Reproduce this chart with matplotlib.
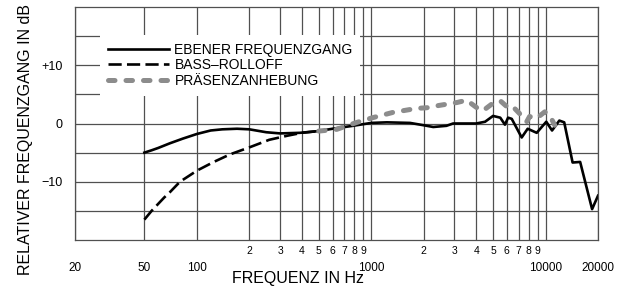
import numpy as np
import matplotlib
matplotlib.use('Agg')
import matplotlib.pyplot as plt

plt.rcParams['font.family'] = ['Liberation Sans', 'DejaVu Sans']

# Frequency responses (Hz, dB)
flat_f = [50, 55, 60, 70, 83, 100, 120, 140, 170, 200, 250, 300, 390, 500, 600, 785,
          1000, 1230, 1670, 2000, 2270, 2700, 2950, 4000, 4500, 5000, 5500, 5850,
          6100, 6400, 7300, 7900, 8900, 10100, 10900, 12000, 12800, 14300, 15800,
          18500, 20000]
flat_db = [-5.0, -4.6, -4.2, -3.4, -2.6, -1.8, -1.2, -1.0, -0.9, -1.0, -1.5, -1.7,
           -1.6, -1.3, -0.9, -0.4, 0.1, 0.2, 0.1, -0.3, -0.6, -0.4, 0.0, 0.0, 0.3,
           1.3, 1.0, -0.2, 1.0, 0.8, -2.4, -0.9, -1.6, 0.3, -1.2, 0.5, 0.2, -6.7,
           -6.6, -14.7, -12.4]

bass_f = [50, 55, 60, 65, 70, 80, 90, 100, 125, 155, 200, 260, 330, 400, 500]
bass_db = [-16.5, -15.0, -13.8, -12.7, -11.8, -10.0, -9.0, -8.1, -6.6, -5.3, -4.1,
           -2.8, -2.1, -1.6, -1.3]

pres_f = [500, 635, 830, 1020, 1330, 1830, 2080, 2450, 3100, 3530, 4040, 4380,
          5000, 5500, 6000, 6400, 7100, 7800, 8100, 8900, 9900, 10600, 11300]
pres_db = [-1.3, -1.0, 0.2, 1.0, 1.9, 2.6, 2.7, 3.1, 3.6, 4.0, 2.7, 2.2, 3.5, 3.9,
           2.9, 3.1, 1.7, 0.3, 1.2, 0.9, 2.0, 1.3, -0.3]

labels = ['EBENER FREQUENZGANG', 'BASS\u2013ROLLOFF', 'PRÄSENZANHEBUNG']

major_x = [20, 50, 100, 1000, 10000, 20000]
minor_x = [200, 300, 400, 500, 600, 700, 800, 900,
           2000, 3000, 4000, 5000, 6000, 7000, 8000, 9000]
minor_lab = ['2', '3', '4', '5', '6', '7', '8', '9'] * 2
major_y = [-10, 0, 10]
major_ylab = ['\u221210', '0', '+10']
minor_y = [-15, -5, 5, 15]

grid_c = '#505050'

fig = plt.figure(figsize=(6.28, 2.9), dpi=100)
ax = fig.add_axes([75/628, 1 - 240/290, 523/628, 233/290])

ax.plot(flat_f, flat_db, color='black', lw=1.9, label=labels[0])
ax.plot(bass_f, bass_db, color='black', lw=1.9, dashes=(5, 2), label=labels[1])
ax.plot(pres_f, pres_db, color='#8c8c8c', lw=3.6, dashes=(1.3, 2.2),
        dash_capstyle='round', label=labels[2])

ax.set_xscale('log')
ax.set_xlim(20, 20000)
ax.set_ylim(-20, 20)

ax.set_xticks(major_x)
ax.set_xticklabels([str(v) for v in major_x])
ax.set_xticks(minor_x, minor=True)
ax.set_xticklabels(minor_lab, minor=True)
ax.set_yticks(major_y)
ax.set_yticklabels(major_ylab)
ax.set_yticks(minor_y, minor=True)

ax.tick_params(axis='x', which='major', length=0, pad=16, labelsize=8.5)
ax.tick_params(axis='x', which='minor', length=0, pad=4, labelsize=7.5)
ax.tick_params(axis='y', which='both', length=0, pad=9, labelsize=9)
ax.grid(which='both', color=grid_c, lw=0.9)
for s in ax.spines.values():
    s.set_color(grid_c)
    s.set_linewidth(0.9)

ax.set_xlabel('FREQUENZ IN Hz', fontsize=11.5)
ax.xaxis.set_label_coords(0.426, -0.135)
ax.set_ylabel('RELATIVER FREQUENZGANG IN dB', fontsize=11.5)
ax.yaxis.set_label_coords(-0.08, 0.43)

leg = ax.legend(loc='upper left', bbox_to_anchor=(0.048, 0.88), fontsize=10,
                handlelength=4.4, handletextpad=0.4, labelspacing=0.12,
                borderpad=0.55, borderaxespad=0, frameon=True, fancybox=False,
                framealpha=1, facecolor='white', edgecolor='none')

fig.savefig('out.png', dpi=100)
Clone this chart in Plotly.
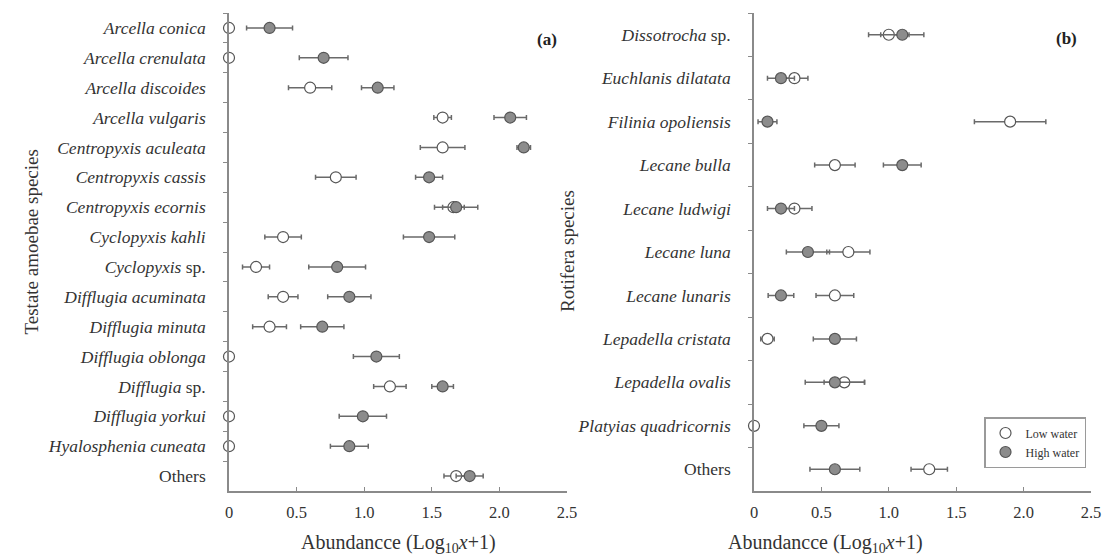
import plotly.graph_objects as go

# ---------------- Data: panel (a) Testate amoebae ----------------
species_a = [
    "<i>Arcella conica</i>", "<i>Arcella crenulata</i>", "<i>Arcella discoides</i>",
    "<i>Arcella vulgaris</i>", "<i>Centropyxis aculeata</i>", "<i>Centropyxis cassis</i>",
    "<i>Centropyxis ecornis</i>", "<i>Cyclopyxis kahli</i>", "<i>Cyclopyxis</i> sp.",
    "<i>Difflugia acuminata</i>", "<i>Difflugia minuta</i>", "<i>Difflugia oblonga</i>",
    "<i>Difflugia</i> sp.", "<i>Difflugia yorkui</i>", "<i>Hyalosphenia cuneata</i>", "Others",
]
low_a = [0, 0, 0.60, 1.58, 1.58, 0.79, 1.66, 0.40, 0.20, 0.40, 0.30, 0, 1.19, 0, 0, 1.68]
low_err_a = [0, 0, 0.16, 0.065, 0.165, 0.15, 0.08, 0.135, 0.10, 0.11, 0.125, 0, 0.12, 0, 0, 0.09]
high_a = [0.30, 0.70, 1.10, 2.08, 2.18, 1.48, 1.68, 1.48, 0.80, 0.89, 0.69, 1.09, 1.58, 0.99, 0.89, 1.78]
high_err_a = [0.17, 0.18, 0.12, 0.12, 0.05, 0.10, 0.16, 0.19, 0.21, 0.16, 0.16, 0.17, 0.08, 0.175, 0.14, 0.10]

# ---------------- Data: panel (b) Rotifera ----------------
species_b = [
    "<i>Dissotrocha</i> sp.", "<i>Euchlanis dilatata</i>", "<i>Filinia opoliensis</i>",
    "<i>Lecane bulla</i>", "<i>Lecane ludwigi</i>", "<i>Lecane luna</i>",
    "<i>Lecane lunaris</i>", "<i>Lepadella cristata</i>", "<i>Lepadella ovalis</i>",
    "<i>Platyias quadricornis</i>", "Others",
]
low_b = [1.00, 0.30, 1.90, 0.60, 0.30, 0.70, 0.60, 0.10, 0.67, 0, 1.30]
low_err_b = [0.15, 0.10, 0.265, 0.15, 0.13, 0.16, 0.14, 0.05, 0.15, 0, 0.135]
high_b = [1.10, 0.20, 0.10, 1.10, 0.20, 0.40, 0.20, 0.60, 0.60, 0.50, 0.60]
high_err_b = [0.16, 0.10, 0.07, 0.14, 0.10, 0.16, 0.095, 0.16, 0.22, 0.13, 0.185]

x_ticks = [0, 0.5, 1.0, 1.5, 2.0, 2.5]
x_ticktext = ["0", "0.5", "1.0", "1.5", "2.0", "2.5"]

FONT = "Liberation Serif"
TXT = "#333333"
ERR = "#6a6a6a"
EDGE = "#555555"
HIGH_FILL = "#8c8c8c"

fig = go.Figure()


def add_series(x, err, cats, xa, ya, fill, name, show):
    fig.add_trace(go.Scatter(
        x=x, y=cats, xaxis=xa, yaxis=ya, mode="markers", name=name,
        showlegend=show, cliponaxis=False,
        marker=dict(size=11, color=fill, line=dict(color=EDGE, width=1.2)),
        error_x=dict(type="data", array=err, visible=True, color=ERR,
                     thickness=1.5, width=2.5),
    ))


add_series(low_a, low_err_a, species_a, "x", "y", "white", "Low water", False)
add_series(high_a, high_err_a, species_a, "x", "y", HIGH_FILL, "High water", False)
add_series(low_b, low_err_b, species_b, "x2", "y2", "white", "Low water", True)
add_series(high_b, high_err_b, species_b, "x2", "y2", HIGH_FILL, "High water", True)

W, H = 1103, 558
dom_a = [229 / W, 567 / W]
dom_b = [754 / W, 1091 / W]
ydom = [1 - 491 / H, 1 - 13 / H]

xaxis_common = dict(
    range=[0, 2.5], tickvals=x_ticks, ticktext=x_ticktext, showline=True,
    linecolor="#8a8a8a", linewidth=1.5, ticks="inside", ticklen=4,
    tickcolor="#8a8a8a", showgrid=False, zeroline=False, automargin=False,
    tickfont=dict(family=FONT, size=16.5, color=TXT), ticklabelstandoff=5,
)
yaxis_common = dict(
    type="category", showline=True, linecolor="#8a8a8a",
    linewidth=1.5, ticks="outside", ticklen=4, tickcolor="#8a8a8a",
    tickson="boundaries", showgrid=False, zeroline=False, automargin=False,
    tickfont=dict(family=FONT, size=17.5, color=TXT), ticklabelstandoff=18,
)

fig.update_layout(
    template="none",
    width=W, height=H,
    margin=dict(l=0, r=0, t=0, b=0),
    paper_bgcolor="white", plot_bgcolor="white",
    font=dict(family=FONT, color=TXT),
    xaxis=dict(domain=dom_a, anchor="y", **xaxis_common),
    yaxis=dict(domain=ydom, anchor="x", categoryorder="array",
               categoryarray=species_a, range=[len(species_a) - 0.5, -0.5],
               **yaxis_common),
    xaxis2=dict(domain=dom_b, anchor="y2", **xaxis_common),
    yaxis2=dict(domain=ydom, anchor="x2", categoryorder="array",
                categoryarray=species_b, range=[len(species_b) - 0.5, -0.5],
                **yaxis_common),
    legend=dict(x=984 / W, y=1 - 417 / H, xanchor="left", yanchor="top",
                bgcolor="white", bordercolor="#9a9a9a", borderwidth=1.5,
                font=dict(family=FONT, size=12, color=TXT),
                itemwidth=30, tracegroupgap=0),
    showlegend=True,
)

yt_font = dict(family=FONT, size=19, color=TXT)
xt_font = dict(family=FONT, size=20, color=TXT)
fig.add_annotation(text="Testate amoebae species", textangle=-90, x=18 / W, y=1 - 242 / H,
                   xref="paper", yref="paper", showarrow=False, font=yt_font)
fig.add_annotation(text="Rotifera species", textangle=-90, x=568 / W, y=1 - 251 / H,
                   xref="paper", yref="paper", showarrow=False, font=yt_font)
fig.add_annotation(text="Abundancce (Log<sub>10</sub><i>x</i>+1)", x=398 / W, y=0,
                   yanchor="bottom", xref="paper", yref="paper", showarrow=False,
                   font=xt_font)
fig.add_annotation(text="Abundancce (Log<sub>10</sub><i>x</i>+1)", x=925 / W, y=0,
                   yanchor="bottom", xref="paper", yref="paper", showarrow=False,
                   font=xt_font)
fig.add_annotation(text="<b>(a)</b>", x=547 / W, y=1 - 28 / H, xref="paper", yref="paper",
                   showarrow=False, font=dict(family=FONT, size=17, color="#222"))
fig.add_annotation(text="<b>(b)</b>", x=1079 / W, y=1 - 27 / H, xref="paper", yref="paper",
                   showarrow=False, font=dict(family=FONT, size=17, color="#222"))

fig.write_html(
    "out.html",
    config={"displayModeBar": False},
    post_script="document.body.style.margin='0';document.body.style.overflow='hidden';",
)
------------------------------------------------------------------------
* _Work to do_: Repeat exactly and only the lines from the start of the data above through the line that holds "plt.rcParams['font.family'] = ['Liberation", inclusive. Pictures do not belong in the copy.

* _Problem solution_:
Reproduce this chart with matplotlib.
import numpy as np
import matplotlib
matplotlib.use('Agg')
import matplotlib.pyplot as plt

plt.rcParams['font.family'] = ['Liberation Sans', 'DejaVu Sans']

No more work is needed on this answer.